TASK DIRECTIONS:
All the data should be repeated exactly. Any image in it is left out.

——————

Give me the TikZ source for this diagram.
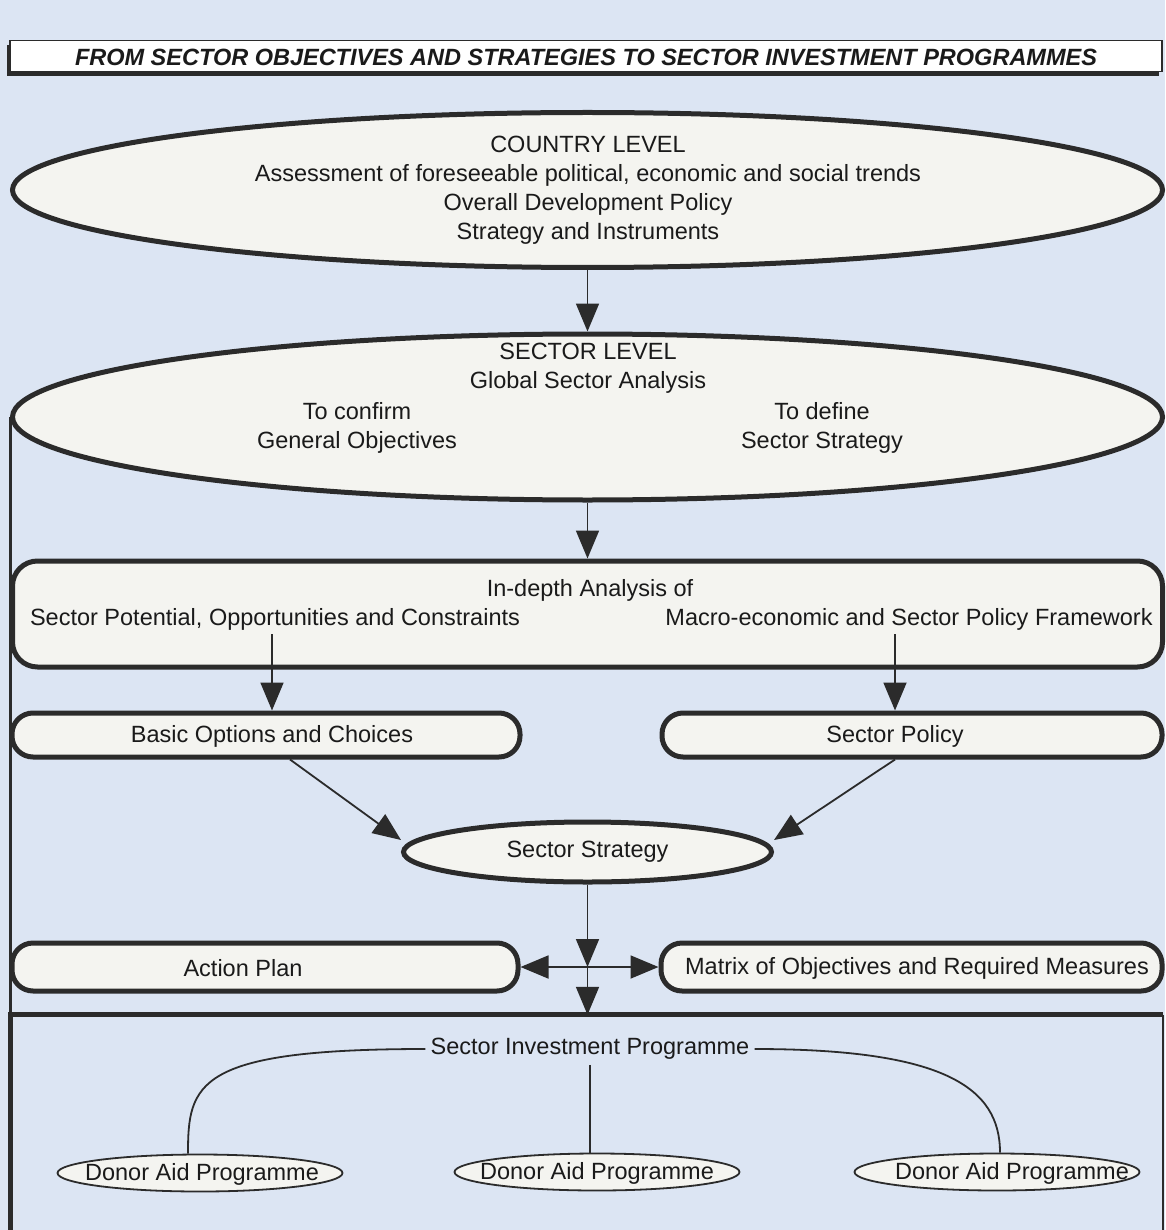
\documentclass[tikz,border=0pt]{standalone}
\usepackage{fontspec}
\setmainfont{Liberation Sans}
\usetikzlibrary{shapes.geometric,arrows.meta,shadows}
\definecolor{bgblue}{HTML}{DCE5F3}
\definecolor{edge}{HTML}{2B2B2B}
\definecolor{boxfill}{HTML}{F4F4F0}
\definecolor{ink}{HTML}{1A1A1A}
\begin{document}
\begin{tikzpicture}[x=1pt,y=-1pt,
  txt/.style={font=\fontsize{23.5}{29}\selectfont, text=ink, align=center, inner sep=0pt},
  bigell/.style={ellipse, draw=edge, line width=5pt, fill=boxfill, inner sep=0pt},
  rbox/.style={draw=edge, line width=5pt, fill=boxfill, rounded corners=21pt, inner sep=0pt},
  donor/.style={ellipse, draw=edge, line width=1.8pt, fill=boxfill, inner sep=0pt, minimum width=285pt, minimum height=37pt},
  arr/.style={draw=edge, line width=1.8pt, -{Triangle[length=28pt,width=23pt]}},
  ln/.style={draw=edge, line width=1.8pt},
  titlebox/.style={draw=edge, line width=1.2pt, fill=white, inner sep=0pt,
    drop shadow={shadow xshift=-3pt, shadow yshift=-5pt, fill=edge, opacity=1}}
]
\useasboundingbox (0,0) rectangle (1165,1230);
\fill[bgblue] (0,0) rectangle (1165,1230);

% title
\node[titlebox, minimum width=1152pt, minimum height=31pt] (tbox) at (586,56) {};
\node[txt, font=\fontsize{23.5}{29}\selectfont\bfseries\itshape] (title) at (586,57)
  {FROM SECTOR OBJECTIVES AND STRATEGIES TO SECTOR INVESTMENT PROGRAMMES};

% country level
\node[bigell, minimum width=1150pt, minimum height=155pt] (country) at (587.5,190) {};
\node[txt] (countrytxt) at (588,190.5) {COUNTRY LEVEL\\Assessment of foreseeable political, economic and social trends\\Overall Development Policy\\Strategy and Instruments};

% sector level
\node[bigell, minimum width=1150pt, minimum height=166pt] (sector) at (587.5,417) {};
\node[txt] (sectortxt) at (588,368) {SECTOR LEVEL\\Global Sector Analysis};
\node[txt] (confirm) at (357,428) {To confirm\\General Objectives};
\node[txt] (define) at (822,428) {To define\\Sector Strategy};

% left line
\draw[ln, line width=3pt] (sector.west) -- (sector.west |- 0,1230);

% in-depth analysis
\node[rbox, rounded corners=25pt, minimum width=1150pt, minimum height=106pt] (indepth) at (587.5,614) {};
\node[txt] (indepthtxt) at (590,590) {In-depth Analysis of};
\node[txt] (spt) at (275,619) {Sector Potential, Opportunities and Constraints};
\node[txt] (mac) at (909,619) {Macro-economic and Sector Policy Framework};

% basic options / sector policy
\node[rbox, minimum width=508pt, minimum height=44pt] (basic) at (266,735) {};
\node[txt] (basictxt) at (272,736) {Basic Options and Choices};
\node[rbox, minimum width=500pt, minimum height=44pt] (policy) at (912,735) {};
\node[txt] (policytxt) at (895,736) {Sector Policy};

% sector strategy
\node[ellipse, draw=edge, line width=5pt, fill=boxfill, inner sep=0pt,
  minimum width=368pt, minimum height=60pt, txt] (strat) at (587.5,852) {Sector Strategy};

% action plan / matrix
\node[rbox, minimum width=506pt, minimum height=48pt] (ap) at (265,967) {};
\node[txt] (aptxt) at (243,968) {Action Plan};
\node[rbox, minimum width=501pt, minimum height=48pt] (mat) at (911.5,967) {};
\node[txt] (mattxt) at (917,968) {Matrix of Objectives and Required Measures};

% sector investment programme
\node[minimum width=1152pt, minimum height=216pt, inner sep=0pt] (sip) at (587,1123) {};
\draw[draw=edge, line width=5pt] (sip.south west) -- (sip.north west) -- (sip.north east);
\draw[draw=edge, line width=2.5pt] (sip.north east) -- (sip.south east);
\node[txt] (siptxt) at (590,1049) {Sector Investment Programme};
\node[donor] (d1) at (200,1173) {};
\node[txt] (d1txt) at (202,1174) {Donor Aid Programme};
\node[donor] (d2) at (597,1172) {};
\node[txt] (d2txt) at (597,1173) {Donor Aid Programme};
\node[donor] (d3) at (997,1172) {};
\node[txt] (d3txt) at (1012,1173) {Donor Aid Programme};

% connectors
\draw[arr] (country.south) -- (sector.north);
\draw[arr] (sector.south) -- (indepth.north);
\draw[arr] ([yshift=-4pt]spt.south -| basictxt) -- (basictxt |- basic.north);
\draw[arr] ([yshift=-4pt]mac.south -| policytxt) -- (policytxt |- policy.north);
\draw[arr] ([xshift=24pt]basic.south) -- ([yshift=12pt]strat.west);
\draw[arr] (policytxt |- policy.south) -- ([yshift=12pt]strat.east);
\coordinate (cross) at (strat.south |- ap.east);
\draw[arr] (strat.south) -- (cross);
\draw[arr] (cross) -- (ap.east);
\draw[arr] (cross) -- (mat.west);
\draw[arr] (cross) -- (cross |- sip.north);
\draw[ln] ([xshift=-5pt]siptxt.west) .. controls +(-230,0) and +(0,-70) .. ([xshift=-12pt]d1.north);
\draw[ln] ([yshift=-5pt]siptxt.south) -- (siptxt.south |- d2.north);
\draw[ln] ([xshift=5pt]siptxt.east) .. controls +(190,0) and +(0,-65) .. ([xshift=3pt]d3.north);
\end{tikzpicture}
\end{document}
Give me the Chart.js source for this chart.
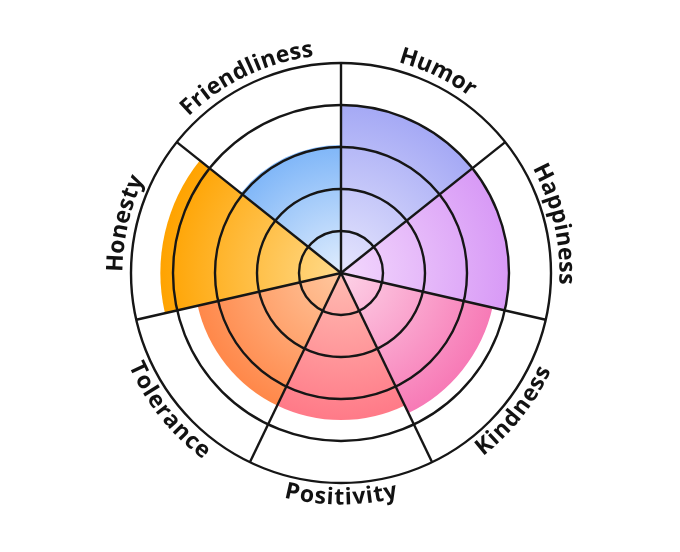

——————

THE ANSWER:
Give me the TikZ source for this diagram.
\documentclass[tikz,border=0pt]{standalone}
\usepackage{fontspec}
\setmainfont{Liberation Sans}
\usetikzlibrary{shapes.geometric,arrows.meta,shadows}
\definecolor{bgblue}{HTML}{DCE5F3}
\definecolor{edge}{HTML}{2B2B2B}
\definecolor{boxfill}{HTML}{F4F4F0}
\definecolor{ink}{HTML}{1A1A1A}
\begin{document}
\begin{tikzpicture}[x=1pt,y=-1pt,
  txt/.style={font=\fontsize{23.5}{29}\selectfont, text=ink, align=center, inner sep=0pt},
  bigell/.style={ellipse, draw=edge, line width=5pt, fill=boxfill, inner sep=0pt},
  rbox/.style={draw=edge, line width=5pt, fill=boxfill, rounded corners=21pt, inner sep=0pt},
  donor/.style={ellipse, draw=edge, line width=1.8pt, fill=boxfill, inner sep=0pt, minimum width=285pt, minimum height=37pt},
  arr/.style={draw=edge, line width=1.8pt, -{Triangle[length=28pt,width=23pt]}},
  ln/.style={draw=edge, line width=1.8pt},
  titlebox/.style={draw=edge, line width=1.2pt, fill=white, inner sep=0pt,
    drop shadow={shadow xshift=-3pt, shadow yshift=-5pt, fill=edge, opacity=1}}
]
\useasboundingbox (0,0) rectangle (1165,1230);
\fill[bgblue] (0,0) rectangle (1165,1230);

% title
\node[titlebox, minimum width=1152pt, minimum height=31pt] (tbox) at (586,56) {};
\node[txt, font=\fontsize{23.5}{29}\selectfont\bfseries\itshape] (title) at (586,57)
  {FROM SECTOR OBJECTIVES AND STRATEGIES TO SECTOR INVESTMENT PROGRAMMES};

% country level
\node[bigell, minimum width=1150pt, minimum height=155pt] (country) at (587.5,190) {};
\node[txt] (countrytxt) at (588,190.5) {COUNTRY LEVEL\\Assessment of foreseeable political, economic and social trends\\Overall Development Policy\\Strategy and Instruments};

% sector level
\node[bigell, minimum width=1150pt, minimum height=166pt] (sector) at (587.5,417) {};
\node[txt] (sectortxt) at (588,368) {SECTOR LEVEL\\Global Sector Analysis};
\node[txt] (confirm) at (357,428) {To confirm\\General Objectives};
\node[txt] (define) at (822,428) {To define\\Sector Strategy};

% left line
\draw[ln, line width=3pt] (sector.west) -- (sector.west |- 0,1230);

% in-depth analysis
\node[rbox, rounded corners=25pt, minimum width=1150pt, minimum height=106pt] (indepth) at (587.5,614) {};
\node[txt] (indepthtxt) at (590,590) {In-depth Analysis of};
\node[txt] (spt) at (275,619) {Sector Potential, Opportunities and Constraints};
\node[txt] (mac) at (909,619) {Macro-economic and Sector Policy Framework};

% basic options / sector policy
\node[rbox, minimum width=508pt, minimum height=44pt] (basic) at (266,735) {};
\node[txt] (basictxt) at (272,736) {Basic Options and Choices};
\node[rbox, minimum width=500pt, minimum height=44pt] (policy) at (912,735) {};
\node[txt] (policytxt) at (895,736) {Sector Policy};

% sector strategy
\node[ellipse, draw=edge, line width=5pt, fill=boxfill, inner sep=0pt,
  minimum width=368pt, minimum height=60pt, txt] (strat) at (587.5,852) {Sector Strategy};

% action plan / matrix
\node[rbox, minimum width=506pt, minimum height=48pt] (ap) at (265,967) {};
\node[txt] (aptxt) at (243,968) {Action Plan};
\node[rbox, minimum width=501pt, minimum height=48pt] (mat) at (911.5,967) {};
\node[txt] (mattxt) at (917,968) {Matrix of Objectives and Required Measures};

% sector investment programme
\node[minimum width=1152pt, minimum height=216pt, inner sep=0pt] (sip) at (587,1123) {};
\draw[draw=edge, line width=5pt] (sip.south west) -- (sip.north west) -- (sip.north east);
\draw[draw=edge, line width=2.5pt] (sip.north east) -- (sip.south east);
\node[txt] (siptxt) at (590,1049) {Sector Investment Programme};
\node[donor] (d1) at (200,1173) {};
\node[txt] (d1txt) at (202,1174) {Donor Aid Programme};
\node[donor] (d2) at (597,1172) {};
\node[txt] (d2txt) at (597,1173) {Donor Aid Programme};
\node[donor] (d3) at (997,1172) {};
\node[txt] (d3txt) at (1012,1173) {Donor Aid Programme};

% connectors
\draw[arr] (country.south) -- (sector.north);
\draw[arr] (sector.south) -- (indepth.north);
\draw[arr] ([yshift=-4pt]spt.south -| basictxt) -- (basictxt |- basic.north);
\draw[arr] ([yshift=-4pt]mac.south -| policytxt) -- (policytxt |- policy.north);
\draw[arr] ([xshift=24pt]basic.south) -- ([yshift=12pt]strat.west);
\draw[arr] (policytxt |- policy.south) -- ([yshift=12pt]strat.east);
\coordinate (cross) at (strat.south |- ap.east);
\draw[arr] (strat.south) -- (cross);
\draw[arr] (cross) -- (ap.east);
\draw[arr] (cross) -- (mat.west);
\draw[arr] (cross) -- (cross |- sip.north);
\draw[ln] ([xshift=-5pt]siptxt.west) .. controls +(-230,0) and +(0,-70) .. ([xshift=-12pt]d1.north);
\draw[ln] ([yshift=-5pt]siptxt.south) -- (siptxt.south |- d2.north);
\draw[ln] ([xshift=5pt]siptxt.east) .. controls +(190,0) and +(0,-65) .. ([xshift=3pt]d3.north);
\end{tikzpicture}
\end{document}
Give me the Chart.js source for this chart.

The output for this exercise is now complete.